31Our primary objective was to identify loci with significant associations with coronary artery disease independently of any biologic assumptions. Nonetheless, the genotyping platform also offered an opportunity to examine genetic variants in genes with previously reported associations. Indeed, several showed evidence of an association in one of our studies. However, only SNPs in the lipoprotein lipase gene had evidence of an association in both studies.

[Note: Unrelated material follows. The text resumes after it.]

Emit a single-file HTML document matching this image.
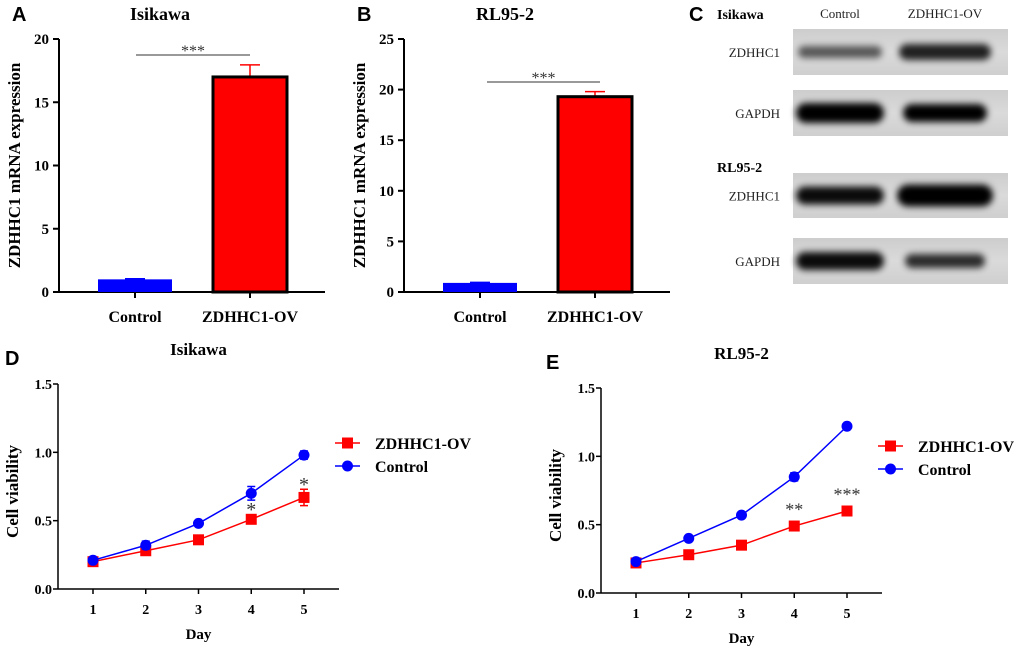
<!DOCTYPE html>
<html><head><meta charset="utf-8"><style>
html,body{margin:0;padding:0;background:#fff;}
svg{display:block;font-family:"Liberation Serif",serif;}
.sans{font-family:"Liberation Sans",sans-serif;}
</style></head><body>
<svg id="fig" width="1020" height="653" viewBox="0 0 1020 653" xmlns="http://www.w3.org/2000/svg">
<defs>
<filter id="blur" x="-20%" y="-60%" width="140%" height="220%"><feGaussianBlur stdDeviation="3.5"/></filter>
<linearGradient id="bg" x1="0" x2="0" y1="0" y2="1"><stop offset="0" stop-color="#cdcdcd"/><stop offset="0.5" stop-color="#dadada"/><stop offset="1" stop-color="#cfcfcf"/></linearGradient>
</defs>
<g id="root"></g>
</svg>
<script>
// Panel A data
const barCatsA = ["Control", "ZDHHC1-OV"];
const barValsA = [1.0, 17.0];
const barErrA = [0.05, 0.95];
// Panel B data
const barCatsB = ["Control", "ZDHHC1-OV"];
const barValsB = [0.9, 19.3];
const barErrB = [0.05, 0.5];
const yTicksA = [0, 5, 10, 15, 20];
const yTicksB = [0, 5, 10, 15, 20, 25];
// Panel D data
const days = [1, 2, 3, 4, 5];
const ovD = [0.20, 0.28, 0.36, 0.51, 0.67];
const ovErrD = [0.01, 0.01, 0.01, 0.01, 0.06];
const ctD = [0.21, 0.32, 0.48, 0.70, 0.98];
const ctErrD = [0.01, 0.03, 0.01, 0.05, 0.03];
const sigD = ["", "", "", "*", "*"];
// Panel E data
const ovE = [0.22, 0.28, 0.35, 0.49, 0.60];
const ovErrE = [0.01, 0.01, 0.03, 0.01, 0.01];
const ctE = [0.23, 0.40, 0.57, 0.85, 1.22];
const ctErrE = [0.01, 0.01, 0.01, 0.03, 0.02];
const sigE = ["", "", "", "**", "***"];
const lineTicks = [0, 0.5, 1.0, 1.5];

const NS = "http://www.w3.org/2000/svg";
const root = document.getElementById("root");
function mk(tag, attrs, parent, text) {
  const e = document.createElementNS(NS, tag);
  for (const k in attrs) e.setAttribute(k, attrs[k]);
  if (text !== undefined) e.textContent = text;
  (parent || root).appendChild(e);
  return e;
}
function txt(x, y, s, size, opts, parent) {
  const a = Object.assign({x: x, y: y, "font-size": size, "text-anchor": "middle", "font-weight": "bold", fill: "#000"}, opts || {});
  return mk("text", a, parent, s);
}

function barPanel(name, ox, yTop, yBot, ymax, ticks, cats, vals, errs, sigY, sigX1, sigX2, title, letter) {
  const g = mk("g", {});
  
  
  const y = v => yBot - v / ymax * (yBot - yTop);
  const t = txt(ox + 101, 20, title, 18, {}, g);
  
  
  const L = txt(ox - 47, 21, letter, 20, {"text-anchor": "start", "class": "sans"}, g);
  
  
  const ya = mk("line", {x1: ox, x2: ox, y1: yTop, y2: yBot, stroke: "#000", "stroke-width": 2}, g);
  
  
  const xa = mk("line", {x1: ox - 1, x2: ox + 266, y1: yBot, y2: yBot, stroke: "#000", "stroke-width": 2}, g);
  
  
  ticks.forEach(v => {
    mk("line", {x1: ox - 6, x2: ox, y1: y(v), y2: y(v), stroke: "#000", "stroke-width": 2}, g);
    const tl = txt(ox - 10, y(v) + 5, String(v), 15, {"text-anchor": "end"}, g);
    
    
  });
  const yl = txt(0, 0, "ZDHHC1 mRNA expression", 17, {transform: "translate(" + (ox - 39) + "," + ((yTop + yBot) / 2) + ") rotate(-90)"}, g);
  
  
  const centers = [ox + 76, ox + 191];
  const colors = ["#0000ff", "#ff0000"];
  cats.forEach((c, i) => {
    const cx = centers[i];
    mk("line", {x1: cx, x2: cx, y1: yBot, y2: yBot + 6, stroke: "#000", "stroke-width": 2}, g);
    const cl = txt(cx, yBot + 30, c, 16, {}, g);
    
    
    const top = y(vals[i]);
    const et = y(vals[i] + errs[i]);
    mk("line", {x1: cx, x2: cx, y1: et, y2: top, stroke: colors[i], "stroke-width": 1.5}, g);
    mk("line", {x1: cx - 10, x2: cx + 10, y1: et, y2: et, stroke: colors[i], "stroke-width": 1.5}, g);
    const b = mk("rect", {x: cx - 37, y: top, width: 74, height: yBot - top, fill: colors[i], stroke: i === 1 ? "#000" : "none", "stroke-width": 3}, g);
    
    
  });
  const sl = mk("line", {x1: sigX1, x2: sigX2, y1: sigY, y2: sigY, stroke: "#333", "stroke-width": 1}, g);
  
  
  const st = txt((sigX1 + sigX2) / 2, sigY + 1, "***", 16, {"font-weight": "normal", fill: "#333"}, g);
  
  
}
barPanel("panel-a-chart", 59, 39, 292, 20, yTicksA, barCatsA, barValsA, barErrA, 55, 136, 250, "Isikawa", "A");
barPanel("panel-b-chart", 404, 39, 292, 25, yTicksB, barCatsB, barValsB, barErrB, 82, 487, 600, "RL95-2", "B");

// Panel C western blot
(function () {
  const g = mk("g", {});
  
  
  const L = txt(689, 21, "C", 20, {"text-anchor": "start", "class": "sans"}, g);
  
  
  txt(717, 19, "Isikawa", 14, {"text-anchor": "start"}, g);
  txt(840, 18, "Control", 13, {"font-weight": "normal", fill: "#222"}, g);
  txt(945, 18, "ZDHHC1-OV", 13, {"font-weight": "normal", fill: "#222"}, g);
  txt(717, 172, "RL95-2", 14, {"text-anchor": "start"}, g);
  const rows = [
    {lab: "ZDHHC1", y0: 29, y1: 75, b: [[840, 0.6, 42, 6], [945, 0.85, 46, 8]]},
    {lab: "GAPDH", y0: 90, y1: 136, b: [[840, 1, 44, 10], [945, 1, 42, 9]]},
    {lab: "ZDHHC1", y0: 173, y1: 218, b: [[840, 0.95, 44, 9], [945, 1, 48, 11]]},
    {lab: "GAPDH", y0: 238, y1: 284, b: [[840, 0.95, 44, 9], [945, 0.8, 40, 7]]}
  ];
  rows.forEach(r => {
    const rl = txt(780, (r.y0 + r.y1) / 2 + 5, r.lab, 13, {"text-anchor": "end", "font-weight": "normal", fill: "#222"}, g);
    
    
    const bx = mk("rect", {x: 793, y: r.y0, width: 215, height: r.y1 - r.y0, fill: "url(#bg)"}, g);
    
    
    const cy = (r.y0 + r.y1) / 2;
    r.b.forEach(b => {
      mk("rect", {x: b[0] - b[2], y: cy - b[3], width: b[2] * 2, height: b[3] * 2, rx: b[3], fill: "#050505", opacity: b[1], filter: "url(#blur)"}, g);
    });
  });
})();

function linePanel(name, ox, yTop, yBot, xRight, x1, dx, ov, ovE, ct, ctE, sig, title, letter, letterX, legX, legY) {
  const g = mk("g", {});
  
  
  const y = v => yBot - v / 1.5 * (yBot - yTop);
  const x = d => x1 + (d - 1) * dx;
  const t = txt(x(3), yTop - 29, title, 17, {}, g);
  
  
  const L = txt(letterX, yTop - 19, letter, 20, {"text-anchor": "start", "class": "sans"}, g);
  
  
  const ya = mk("line", {x1: ox, x2: ox, y1: yTop, y2: yBot, stroke: "#000", "stroke-width": 1.5}, g);
  
  
  const xa = mk("line", {x1: ox, x2: xRight, y1: yBot, y2: yBot, stroke: "#000", "stroke-width": 1.5}, g);
  
  
  lineTicks.forEach(v => {
    mk("line", {x1: ox - 5, x2: ox, y1: y(v), y2: y(v), stroke: "#000", "stroke-width": 1.5}, g);
    const tl = txt(ox - 6, y(v) + 5, v.toFixed(1), 14, {"text-anchor": "end"}, g);
    
    
  });
  days.forEach(d => {
    mk("line", {x1: x(d), x2: x(d), y1: yBot, y2: yBot + 5, stroke: "#000", "stroke-width": 1.5}, g);
    const tl = txt(x(d), yBot + 25, String(d), 14, {}, g);
    
    
  });
  const xt = txt(x(3), yBot + 50, "Day", 15, {}, g);
  
  
  const yt = txt(0, 0, "Cell viability", 17, {transform: "translate(" + (ox - 40) + "," + ((yTop + yBot) / 2 + 5) + ") rotate(-90)"}, g);
  
  
  function series(vals, errs, color, shape, nm) {
    const sg = mk("g", {}, g);
    
    
    mk("polyline", {points: vals.map((v, i) => x(days[i]) + "," + y(v)).join(" "), fill: "none", stroke: color, "stroke-width": 1.5}, sg);
    vals.forEach((v, i) => {
      const px = x(days[i]);
      const e1 = y(v + errs[i]), e2 = y(v - errs[i]);
      mk("path", {d: "M" + px + "," + e1 + "V" + e2 + "M" + (px - 4) + "," + e1 + "H" + (px + 4) + "M" + (px - 4) + "," + e2 + "H" + (px + 4), stroke: color, "stroke-width": 1.5, fill: "none"}, sg);
      const m = shape === "sq" ? mk("rect", {x: px - 5.5, y: y(v) - 5.5, width: 11, height: 11, fill: color}, sg)
                               : mk("circle", {cx: px, cy: y(v), r: 5.5, fill: color}, sg);
      
      
    });
  }
  series(ov, ovE, "#ff0000", "sq", "series-zdhhc1-ov");
  series(ct, ctE, "#0000ff", "circ", "series-control");
  sig.forEach((s, i) => {
    if (!s) return;
    const top = Math.max(ov[i] + ovE[i], ov[i] + 0.04);
    const st = txt(x(days[i]), y(top) + (s.length > 1 ? -5 : 2), s, s.length > 1 ? 18 : 20, {"font-weight": "normal", fill: "#333"}, g);
    
    
  });
  const lg = mk("g", {}, g);
  
  
  [["ZDHHC1-OV", "#ff0000", "sq"], ["Control", "#0000ff", "circ"]].forEach((it, i) => {
    const ly = legY + i * 23;
    mk("line", {x1: legX, x2: legX + 25, y1: ly, y2: ly, stroke: it[1], "stroke-width": 1.5}, lg);
    if (it[2] === "sq") mk("rect", {x: legX + 7, y: ly - 5.5, width: 11, height: 11, fill: it[1]}, lg);
    else mk("circle", {cx: legX + 12.5, cy: ly, r: 5.5, fill: it[1]}, lg);
    const le = txt(legX + 40, ly + 6, it[0], 16, {"text-anchor": "start"}, lg);
    
    
  });
}
linePanel("panel-d-chart", 58, 384, 589, 339, 93, 52.75, ovD, ovErrD, ctD, ctErrD, sigD, "Isikawa", "D", 5, 335, 443);
linePanel("panel-e-chart", 601, 388, 593, 882, 636, 52.75, ovE, ovErrE, ctE, ctErrE, sigE, "RL95-2", "E", 546, 878, 446);
</script>
</body></html>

This finding is in agreement with those in most recent systematic studies that were largely unsuccessful in replicating initial findings in candidate genes.
32 However, many of the previously studied gene variants are poorly tagged on the GeneChip array, which clearly fails to cover the full extent of even common variation in these genes.

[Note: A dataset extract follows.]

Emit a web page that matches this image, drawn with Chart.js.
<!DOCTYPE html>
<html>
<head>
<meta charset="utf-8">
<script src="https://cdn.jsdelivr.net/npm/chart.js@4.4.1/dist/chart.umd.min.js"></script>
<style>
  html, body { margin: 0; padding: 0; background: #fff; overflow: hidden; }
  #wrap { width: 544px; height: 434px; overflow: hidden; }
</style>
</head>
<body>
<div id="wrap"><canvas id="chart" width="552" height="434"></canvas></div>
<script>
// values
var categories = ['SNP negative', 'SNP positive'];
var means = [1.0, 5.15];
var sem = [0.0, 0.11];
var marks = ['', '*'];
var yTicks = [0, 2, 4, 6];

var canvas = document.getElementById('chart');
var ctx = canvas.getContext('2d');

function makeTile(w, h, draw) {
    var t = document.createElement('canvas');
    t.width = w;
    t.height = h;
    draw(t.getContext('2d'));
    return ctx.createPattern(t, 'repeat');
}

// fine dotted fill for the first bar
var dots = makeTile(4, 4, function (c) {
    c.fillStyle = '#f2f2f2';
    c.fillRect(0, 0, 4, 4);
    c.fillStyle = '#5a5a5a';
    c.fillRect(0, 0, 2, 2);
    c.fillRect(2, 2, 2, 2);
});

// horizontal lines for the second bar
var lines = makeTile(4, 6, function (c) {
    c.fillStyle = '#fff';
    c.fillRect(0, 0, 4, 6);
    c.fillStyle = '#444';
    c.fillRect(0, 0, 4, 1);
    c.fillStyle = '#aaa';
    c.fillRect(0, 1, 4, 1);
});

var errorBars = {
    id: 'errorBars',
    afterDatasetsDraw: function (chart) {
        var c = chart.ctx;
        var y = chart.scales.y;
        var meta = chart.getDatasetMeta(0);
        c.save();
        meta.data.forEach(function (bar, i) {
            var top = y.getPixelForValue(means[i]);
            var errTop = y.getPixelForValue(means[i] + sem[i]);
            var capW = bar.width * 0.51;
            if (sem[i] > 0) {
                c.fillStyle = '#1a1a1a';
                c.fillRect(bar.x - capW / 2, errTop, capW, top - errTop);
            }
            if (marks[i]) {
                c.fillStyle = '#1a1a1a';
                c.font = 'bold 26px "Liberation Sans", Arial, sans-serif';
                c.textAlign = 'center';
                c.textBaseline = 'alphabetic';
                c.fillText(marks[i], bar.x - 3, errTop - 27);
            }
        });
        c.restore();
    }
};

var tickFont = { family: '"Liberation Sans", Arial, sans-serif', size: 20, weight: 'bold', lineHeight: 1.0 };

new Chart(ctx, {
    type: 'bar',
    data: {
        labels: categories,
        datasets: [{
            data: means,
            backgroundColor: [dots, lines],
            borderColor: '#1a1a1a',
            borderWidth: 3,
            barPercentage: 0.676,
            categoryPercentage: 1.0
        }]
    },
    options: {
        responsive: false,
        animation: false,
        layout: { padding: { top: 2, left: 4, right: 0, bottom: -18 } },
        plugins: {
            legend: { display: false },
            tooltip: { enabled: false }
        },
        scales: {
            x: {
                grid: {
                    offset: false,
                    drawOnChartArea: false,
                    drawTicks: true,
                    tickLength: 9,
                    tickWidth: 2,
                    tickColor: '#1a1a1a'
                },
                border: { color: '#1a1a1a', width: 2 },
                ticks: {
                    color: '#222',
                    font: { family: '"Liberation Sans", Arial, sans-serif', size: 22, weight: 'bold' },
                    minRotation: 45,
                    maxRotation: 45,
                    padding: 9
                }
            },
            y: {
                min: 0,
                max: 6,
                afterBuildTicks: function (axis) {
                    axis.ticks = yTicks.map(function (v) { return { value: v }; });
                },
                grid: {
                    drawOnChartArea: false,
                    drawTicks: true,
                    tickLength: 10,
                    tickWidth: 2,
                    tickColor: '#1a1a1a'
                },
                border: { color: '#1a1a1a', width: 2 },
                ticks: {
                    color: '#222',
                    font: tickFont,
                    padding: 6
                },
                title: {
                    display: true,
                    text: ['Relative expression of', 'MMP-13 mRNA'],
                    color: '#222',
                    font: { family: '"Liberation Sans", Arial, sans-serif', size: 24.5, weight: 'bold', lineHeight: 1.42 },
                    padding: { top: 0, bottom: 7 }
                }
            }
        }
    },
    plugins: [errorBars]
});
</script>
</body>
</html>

Whether our findings can be translated into better prevention or treatment for coronary artery disease will become clear only over time and with further research. Although the odds ratios for each locus are modest, as anticipated for a polygenic disorder, the estimates of population attributable fractions for the three validated loci are substantial, both individually and in aggregate. This observation offers the potential for improved overall coronary risk prediction. However, the case subjects in both studies had a strong family history of premature coronary artery disease, which might have enhanced the power to detect an association with coronary artery disease but also might have increased the estimated population attributable risks beyond that of sporadic cases, and further analysis of the loci in a wider range of subjects is necessary. Further studies are also needed to investigate the associations of the loci with other types of atherosclerotic disease, as well as with cardiovascular risk factors and markers. At a genetic level, studies should focus on fine mapping of the associated regions and thorough investigation of candidate genes. Our results provide a framework for all these additional studies.

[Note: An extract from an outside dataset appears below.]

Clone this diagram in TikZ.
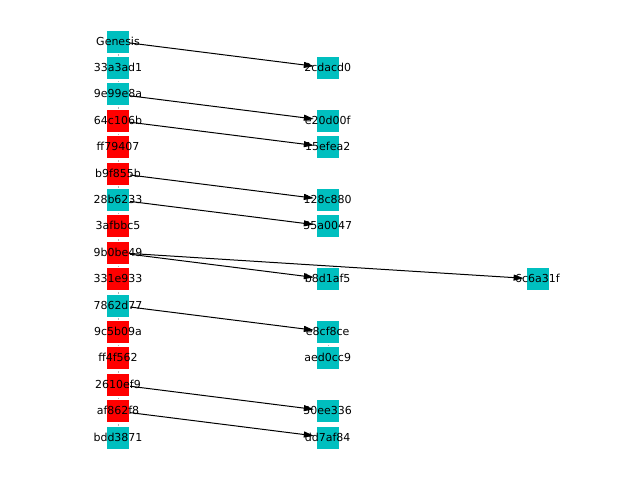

Our analysis has several important limitations. Although the GeneChip array typed over 500,000 variants, a substantial percentage could not be evaluated, for reasons given in the
Supplementary Appendix. Furthermore, to reduce the effect of multiple testing, we used only the rather conservative Cochran–Armitage test for trend (an additive model) to screen the WTCCC data for significant associations. These limitations make it likely that some loci were missed and that further analysis of the data and subsequent validation will reveal other loci.
Nonetheless, by using a sequential strategy of initial replication and subsequent combination of information from the two genomewide association studies, we were able to describe several new genetic loci for coronary artery disease and myocardial infarction that have a considerable effect on the risk of these diseases and that merit indepth follow-up studies. Most important, the finding that a single locus was the strongest signal in two separate studies carries promise for clinically relevant progress in our understanding of the genetics of coronary artery disease. As the current activity in genomewide association studies of complex traits accelerates, our approach may also provide a paradigm for combining the results of such studies to maximize the amount of valuable information that can be extracted from these expensive and laborious experiments.